There are unpleasant things happening in the world currently and my sympathies to anyone whose loved ones are ill or worse. However, for writers, the spin off measures being imposed or recommended by various authorities should not be as much of a hardship as they may be for others.

Social distancing? Pah! Self isolation? That’s writing. It takes a certain acceptance, if not love, of solitude to churn out the words to make coherent stories. Of course one would hope for a certain dual personality; a fun loving party animal for part of the time and a focused hermit for the working bit.

I’m not sure I have ever been a fun loving party animal. In the cold light of reason or a hangover, most parties are hardly worth the candle in my experience. I am quite prepared to accept I have been doing them wrong.

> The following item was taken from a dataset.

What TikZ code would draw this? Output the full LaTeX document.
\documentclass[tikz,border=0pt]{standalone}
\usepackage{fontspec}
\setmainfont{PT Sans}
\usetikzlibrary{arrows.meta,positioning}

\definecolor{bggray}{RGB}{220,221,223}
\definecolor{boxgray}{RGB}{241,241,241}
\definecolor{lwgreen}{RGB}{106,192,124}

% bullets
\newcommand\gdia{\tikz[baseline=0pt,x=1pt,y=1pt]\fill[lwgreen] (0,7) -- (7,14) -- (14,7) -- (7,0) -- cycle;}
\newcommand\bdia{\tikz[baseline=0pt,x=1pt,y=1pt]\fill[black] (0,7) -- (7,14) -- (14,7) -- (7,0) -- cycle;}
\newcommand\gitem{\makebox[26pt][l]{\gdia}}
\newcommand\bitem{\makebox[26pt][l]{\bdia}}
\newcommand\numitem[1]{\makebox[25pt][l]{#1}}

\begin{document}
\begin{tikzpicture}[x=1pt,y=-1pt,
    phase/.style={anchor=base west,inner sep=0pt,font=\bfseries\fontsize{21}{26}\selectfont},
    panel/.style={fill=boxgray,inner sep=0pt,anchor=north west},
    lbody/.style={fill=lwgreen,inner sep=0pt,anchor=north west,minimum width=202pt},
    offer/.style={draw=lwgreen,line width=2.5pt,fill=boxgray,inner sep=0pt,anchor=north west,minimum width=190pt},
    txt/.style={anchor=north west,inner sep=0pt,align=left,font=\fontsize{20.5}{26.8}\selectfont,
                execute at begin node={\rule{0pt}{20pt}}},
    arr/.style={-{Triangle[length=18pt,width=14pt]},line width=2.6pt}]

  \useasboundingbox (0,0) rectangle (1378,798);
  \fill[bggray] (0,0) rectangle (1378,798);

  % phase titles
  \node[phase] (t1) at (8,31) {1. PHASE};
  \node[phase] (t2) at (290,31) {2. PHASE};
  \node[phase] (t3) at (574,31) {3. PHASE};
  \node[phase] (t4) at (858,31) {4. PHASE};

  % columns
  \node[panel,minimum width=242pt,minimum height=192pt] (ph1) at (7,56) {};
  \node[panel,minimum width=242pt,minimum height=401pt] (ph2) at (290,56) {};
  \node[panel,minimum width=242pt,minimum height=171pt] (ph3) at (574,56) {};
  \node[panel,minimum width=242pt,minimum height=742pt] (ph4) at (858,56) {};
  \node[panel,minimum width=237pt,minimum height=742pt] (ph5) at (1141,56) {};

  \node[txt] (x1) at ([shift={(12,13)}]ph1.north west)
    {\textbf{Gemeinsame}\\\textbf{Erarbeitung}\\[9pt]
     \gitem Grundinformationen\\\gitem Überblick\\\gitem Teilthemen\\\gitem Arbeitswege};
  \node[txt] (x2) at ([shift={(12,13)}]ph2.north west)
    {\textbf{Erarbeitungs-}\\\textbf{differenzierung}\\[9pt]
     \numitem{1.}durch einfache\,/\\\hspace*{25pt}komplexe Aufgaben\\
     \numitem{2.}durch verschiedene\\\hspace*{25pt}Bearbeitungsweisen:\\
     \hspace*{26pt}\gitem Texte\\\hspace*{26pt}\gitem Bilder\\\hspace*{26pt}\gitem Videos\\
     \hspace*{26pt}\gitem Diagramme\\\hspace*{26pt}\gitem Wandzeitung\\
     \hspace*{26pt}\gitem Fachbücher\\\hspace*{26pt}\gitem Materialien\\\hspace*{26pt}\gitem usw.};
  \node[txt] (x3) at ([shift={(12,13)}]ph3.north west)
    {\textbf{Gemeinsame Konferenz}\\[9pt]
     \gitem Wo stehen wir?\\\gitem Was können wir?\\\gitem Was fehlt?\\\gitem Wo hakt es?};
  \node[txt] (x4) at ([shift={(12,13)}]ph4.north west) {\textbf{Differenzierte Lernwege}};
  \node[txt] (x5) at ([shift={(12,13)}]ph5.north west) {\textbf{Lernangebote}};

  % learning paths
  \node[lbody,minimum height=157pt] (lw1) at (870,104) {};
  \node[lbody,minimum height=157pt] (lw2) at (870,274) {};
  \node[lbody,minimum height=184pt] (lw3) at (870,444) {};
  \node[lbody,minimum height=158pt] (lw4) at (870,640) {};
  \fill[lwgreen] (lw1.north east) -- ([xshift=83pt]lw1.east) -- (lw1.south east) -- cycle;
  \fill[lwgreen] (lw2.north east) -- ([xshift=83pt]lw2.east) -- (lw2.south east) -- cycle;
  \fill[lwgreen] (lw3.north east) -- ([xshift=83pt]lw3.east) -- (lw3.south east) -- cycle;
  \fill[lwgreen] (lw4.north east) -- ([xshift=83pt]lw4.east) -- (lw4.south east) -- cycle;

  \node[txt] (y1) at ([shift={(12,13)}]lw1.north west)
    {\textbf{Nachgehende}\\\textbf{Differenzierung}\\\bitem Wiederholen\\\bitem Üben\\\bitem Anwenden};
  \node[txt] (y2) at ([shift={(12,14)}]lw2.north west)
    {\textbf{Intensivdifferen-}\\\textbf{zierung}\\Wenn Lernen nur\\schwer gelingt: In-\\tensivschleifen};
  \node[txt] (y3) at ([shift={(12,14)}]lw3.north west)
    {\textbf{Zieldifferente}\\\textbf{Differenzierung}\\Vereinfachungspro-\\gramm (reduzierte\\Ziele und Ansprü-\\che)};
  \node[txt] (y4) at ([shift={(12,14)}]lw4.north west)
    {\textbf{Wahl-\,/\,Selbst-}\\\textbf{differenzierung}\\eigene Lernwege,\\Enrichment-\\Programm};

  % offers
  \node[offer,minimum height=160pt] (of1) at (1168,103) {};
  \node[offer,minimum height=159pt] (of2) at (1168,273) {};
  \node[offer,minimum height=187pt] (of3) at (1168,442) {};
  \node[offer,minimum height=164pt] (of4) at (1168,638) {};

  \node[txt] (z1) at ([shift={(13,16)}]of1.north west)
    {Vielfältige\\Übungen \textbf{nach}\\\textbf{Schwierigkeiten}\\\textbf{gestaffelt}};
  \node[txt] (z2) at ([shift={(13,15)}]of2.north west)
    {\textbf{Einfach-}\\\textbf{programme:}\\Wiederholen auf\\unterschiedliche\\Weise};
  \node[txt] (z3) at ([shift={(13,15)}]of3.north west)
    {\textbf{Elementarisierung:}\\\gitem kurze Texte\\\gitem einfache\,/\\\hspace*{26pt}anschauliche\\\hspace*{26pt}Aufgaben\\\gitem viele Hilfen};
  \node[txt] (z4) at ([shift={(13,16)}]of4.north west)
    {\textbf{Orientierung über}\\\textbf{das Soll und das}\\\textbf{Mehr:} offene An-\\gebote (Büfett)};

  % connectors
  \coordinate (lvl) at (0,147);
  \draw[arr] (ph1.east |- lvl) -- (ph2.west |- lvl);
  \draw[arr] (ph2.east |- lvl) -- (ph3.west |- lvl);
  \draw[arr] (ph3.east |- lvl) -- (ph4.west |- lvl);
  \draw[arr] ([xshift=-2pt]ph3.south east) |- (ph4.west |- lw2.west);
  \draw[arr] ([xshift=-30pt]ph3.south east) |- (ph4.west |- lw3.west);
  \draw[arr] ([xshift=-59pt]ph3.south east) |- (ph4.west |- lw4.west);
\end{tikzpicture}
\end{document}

I have however, managed to live a sufficiently socially engaged life to accumulate a fair amount of understanding of how people live. It is a short hop from there to identify the interesting borderlands, the creative fractures in well ordered existence into which can be inserted the seeds of diversion from the norm. What happens if James Bond’s mid-life crisis takes the form of stamp collecting? How far will he go to get his hands on a Mauritius Blue? Of course Mr Bond is hardly normal, but the subversion of the idea of normal is part of the deal.

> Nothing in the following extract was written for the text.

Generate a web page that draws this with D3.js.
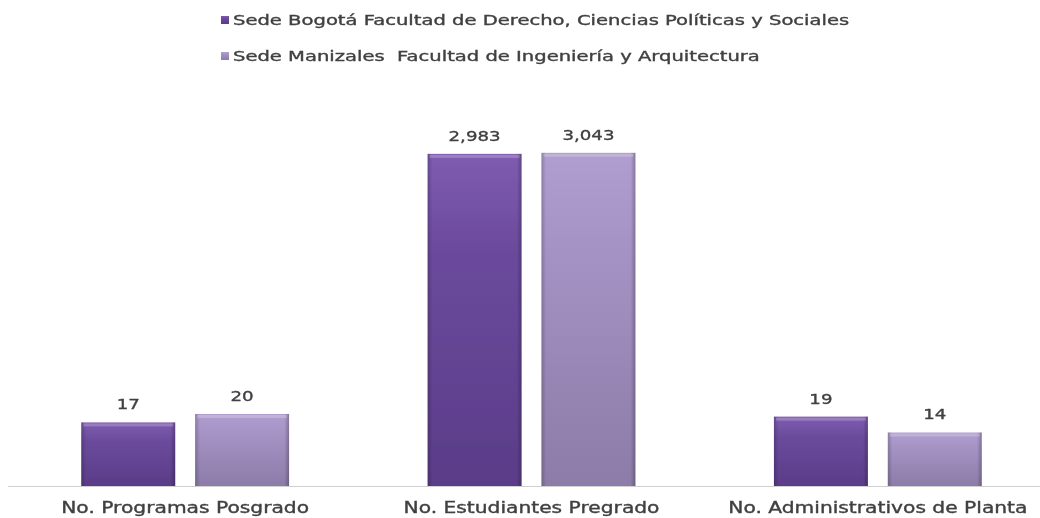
<!DOCTYPE html>
<html>
<head>
<meta charset="utf-8">
<script src="https://cdn.jsdelivr.net/npm/d3@7"></script>
<style>
  html, body { margin: 0; padding: 0; background: #fff; }
  svg { display: block; }
  text { font-family: "DejaVu Sans", Verdana, sans-serif; fill: #404040; stroke: #404040; stroke-width: 0.35px; white-space: pre; }
</style>
</head>
<body>
<svg id="chart" width="1040" height="518"></svg>
<script>
// Indicadores por sede
const categories = ["No. Programas Posgrado", "No. Estudiantes Pregrado", "No. Administrativos de Planta"];
const seriesNames = [
  "Sede Bogotá Facultad de Derecho, Ciencias Políticas y Sociales",
  "Sede Manizales  Facultad de Ingeniería y Arquitectura"
];
const bogota = [17, 2983, 19];
const manizales = [20, 3043, 14];
const valueLabels = [["17", "2,983", "19"], ["20", "3,043", "14"]];

const series = [bogota, manizales];
const W = 1040, H = 518;
const svg = d3.select("#chart");

// place a text at (x, y) and widen it horizontally by sx
function placeText(parent, str, x, yPos, size, anchor, sx) {
  return parent.append("text")
    .attr("transform", `translate(${x},${yPos}) scale(${sx},1)`)
    .attr("text-anchor", anchor)
    .attr("font-size", size)
    .text(str);
}

const baseY = 486;
const x0 = d3.scaleBand().domain(categories).range([12, 1051]).paddingInner(0.4).paddingOuter(0.2);
const x1 = d3.scaleBand().domain([0, 1]).range([0, x0.bandwidth()]).paddingInner(0.175);
const y = d3.scaleLog().domain([5, 10000]).range([baseY, 91]);

// gradients giving the bars a bevelled look
const defs = svg.append("defs");
const palettes = [
  { top: "#7f5cb0", mid: "#6a4a9c", bot: "#5a3c88" },
  { top: "#b09ed0", mid: "#a492c4", bot: "#8c7ca8" }
];
palettes.forEach((p, i) => {
  const g = defs.append("linearGradient").attr("id", "vg" + i).attr("x1", 0).attr("y1", 0).attr("x2", 0).attr("y2", 1);
  g.append("stop").attr("offset", "0").attr("stop-color", p.top);
  g.append("stop").attr("offset", "0.3").attr("stop-color", p.mid);
  g.append("stop").attr("offset", "1").attr("stop-color", p.bot);
});
const side = defs.append("linearGradient").attr("id", "side").attr("x1", 0).attr("y1", 0).attr("x2", 1).attr("y2", 0);
side.append("stop").attr("offset", "0").attr("stop-color", "#000").attr("stop-opacity", 0.2);
side.append("stop").attr("offset", "0.05").attr("stop-color", "#000").attr("stop-opacity", 0.0);
side.append("stop").attr("offset", "0.95").attr("stop-color", "#000").attr("stop-opacity", 0.0);
side.append("stop").attr("offset", "1").attr("stop-color", "#000").attr("stop-opacity", 0.25);
defs.append("filter").attr("id", "soft").append("feGaussianBlur").attr("stdDeviation", 0.6);
defs.append("filter").attr("id", "softText").append("feGaussianBlur").attr("stdDeviation", 0.45);

// baseline
svg.append("line").attr("x1", 8).attr("x2", W).attr("y1", baseY + 0.5).attr("y2", baseY + 0.5)
  .attr("stroke", "#d0d0d0").attr("stroke-width", 1.2);

// bars
const barLayer = svg.append("g").attr("filter", "url(#soft)");
const textLayer = svg.append("g").attr("filter", "url(#softText)");

categories.forEach((cat, ci) => {
  series.forEach((vals, si) => {
    const v = vals[ci];
    const bx = x0(cat) + x1(si), bw = x1.bandwidth();
    const by = y(v), bh = baseY - y(v);
    barLayer.append("rect").attr("x", bx).attr("y", by).attr("width", bw).attr("height", bh)
      .attr("fill", `url(#vg${si})`);
    barLayer.append("rect").attr("x", bx).attr("y", by).attr("width", bw).attr("height", bh)
      .attr("fill", "url(#side)");
    // bright top bevel
    barLayer.append("rect").attr("x", bx + 2).attr("y", by + 1).attr("width", bw - 4).attr("height", 3)
      .attr("fill", "#fff").attr("opacity", 0.22);
    placeText(textLayer, valueLabels[si][ci], bx + bw / 2, by - 13, 14, "middle", 1.3);
  });
});

// category labels
categories.forEach(cat => {
  placeText(textLayer, cat, x0(cat) + x0.bandwidth() / 2, 513, 15, "middle", 1.35);
});

// legend
seriesNames.forEach((name, i) => {
  const ly = 20 + i * 36;
  svg.append("rect").attr("x", 221).attr("y", ly - 4).attr("width", 8).attr("height", 8)
    .attr("fill", `url(#vg${i})`);
  placeText(textLayer, name, 233, ly + 5, 13.5, "start", 1.45);
});
</script>
</body>
</html>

But the current desire to avoid our fellow humans has meant the suspension of various support mechanism for writers, established and aspiring. Major book fairs in London, Bologna, Leipzig, L.A. and Taipei among others, along with countless smaller fairs across Britain and no doubt the rest of the world. Writers group have also done the decent thing and stopped meeting at least in face to face mode for the time being.

This does perhaps lead to more isolation than all but the most anti-social dedicated author would wish for.

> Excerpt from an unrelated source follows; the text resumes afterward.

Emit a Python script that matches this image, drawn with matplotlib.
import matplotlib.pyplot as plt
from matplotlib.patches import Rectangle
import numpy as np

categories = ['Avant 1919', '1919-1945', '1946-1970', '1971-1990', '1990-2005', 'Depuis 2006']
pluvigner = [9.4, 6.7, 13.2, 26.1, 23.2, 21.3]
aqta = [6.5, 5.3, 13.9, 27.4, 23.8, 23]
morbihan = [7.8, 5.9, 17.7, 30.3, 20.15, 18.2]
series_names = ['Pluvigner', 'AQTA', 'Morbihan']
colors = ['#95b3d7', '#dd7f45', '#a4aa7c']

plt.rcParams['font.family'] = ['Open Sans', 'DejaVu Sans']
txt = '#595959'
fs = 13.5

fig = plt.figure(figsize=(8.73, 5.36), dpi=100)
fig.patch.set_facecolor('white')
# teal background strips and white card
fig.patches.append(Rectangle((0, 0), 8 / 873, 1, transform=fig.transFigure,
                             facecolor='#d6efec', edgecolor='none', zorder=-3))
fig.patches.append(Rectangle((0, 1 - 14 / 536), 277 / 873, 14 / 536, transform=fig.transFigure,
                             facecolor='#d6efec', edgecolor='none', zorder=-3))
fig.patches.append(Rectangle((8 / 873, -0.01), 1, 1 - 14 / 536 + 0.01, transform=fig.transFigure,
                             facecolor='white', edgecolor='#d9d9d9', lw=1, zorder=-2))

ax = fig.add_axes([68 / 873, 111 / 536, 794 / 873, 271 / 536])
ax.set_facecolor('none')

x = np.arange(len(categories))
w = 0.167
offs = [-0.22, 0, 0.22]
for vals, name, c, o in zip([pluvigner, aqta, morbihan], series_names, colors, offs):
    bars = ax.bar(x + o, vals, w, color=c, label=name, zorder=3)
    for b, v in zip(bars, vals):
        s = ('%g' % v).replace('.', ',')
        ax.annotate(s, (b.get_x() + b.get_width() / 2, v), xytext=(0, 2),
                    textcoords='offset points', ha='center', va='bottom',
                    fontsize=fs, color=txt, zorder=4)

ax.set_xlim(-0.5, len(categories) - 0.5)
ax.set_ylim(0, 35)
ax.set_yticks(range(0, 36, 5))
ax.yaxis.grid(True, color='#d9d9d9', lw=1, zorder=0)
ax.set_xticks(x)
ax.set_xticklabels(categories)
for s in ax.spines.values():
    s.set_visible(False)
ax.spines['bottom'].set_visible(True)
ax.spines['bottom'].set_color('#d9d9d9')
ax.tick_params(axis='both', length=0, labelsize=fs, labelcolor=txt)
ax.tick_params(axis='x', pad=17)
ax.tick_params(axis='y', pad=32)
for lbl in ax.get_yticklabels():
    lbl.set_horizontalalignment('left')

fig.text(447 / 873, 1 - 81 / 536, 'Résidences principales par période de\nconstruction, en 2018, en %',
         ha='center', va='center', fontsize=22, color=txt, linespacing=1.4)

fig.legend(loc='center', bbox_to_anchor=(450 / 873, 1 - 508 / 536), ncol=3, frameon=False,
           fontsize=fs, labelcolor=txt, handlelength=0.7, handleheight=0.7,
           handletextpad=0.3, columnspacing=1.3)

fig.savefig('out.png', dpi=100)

One group I attend is trying to maintain support and enthusiasm through email and other online means. Recently one of the group sent round a short piece, just to keep spirits up, about snowdrops. At the end was an admission of sneaking a few to replant at home and an admission of a small frisson of guilt, or uncertainty about this practice. The person concerned was well aware that the snowdrop is not a native species of the UK, is not threatened and not protected by legislation so she was not doing anything particularly wrong but still the worry, given the history of our predatory approach to nature.

It made me wonder among other things why the snowdrop is so out on a limb. It isn’t one of those hated invasive species like Japanese Knotweed, Himalayan Balsam or the Signal Crayfish deemed too dangerous to live, but it still hovers in a limbo; officially tolerated while loved by many, but open to redesignation as ‘not one of us’ at a government whim.

I am unaware of any plans to oust the snowdrop. No doubt too much poetry and emotion has been expended on it as a harbinger of hope in times of darkness and a sign of  better times to come soon, for it to fall prey to a desire for native purity.

Let’s hope this desire to live and let live survives a closing of ranks and borders and we return very shortly to social inclusion and giving snowdrops and other ‘non-native’ Brits a warm embrace. Social distancing for as short a time as required, okay. But let’s remember to open our borders, our arms and hearts again as soon as possible.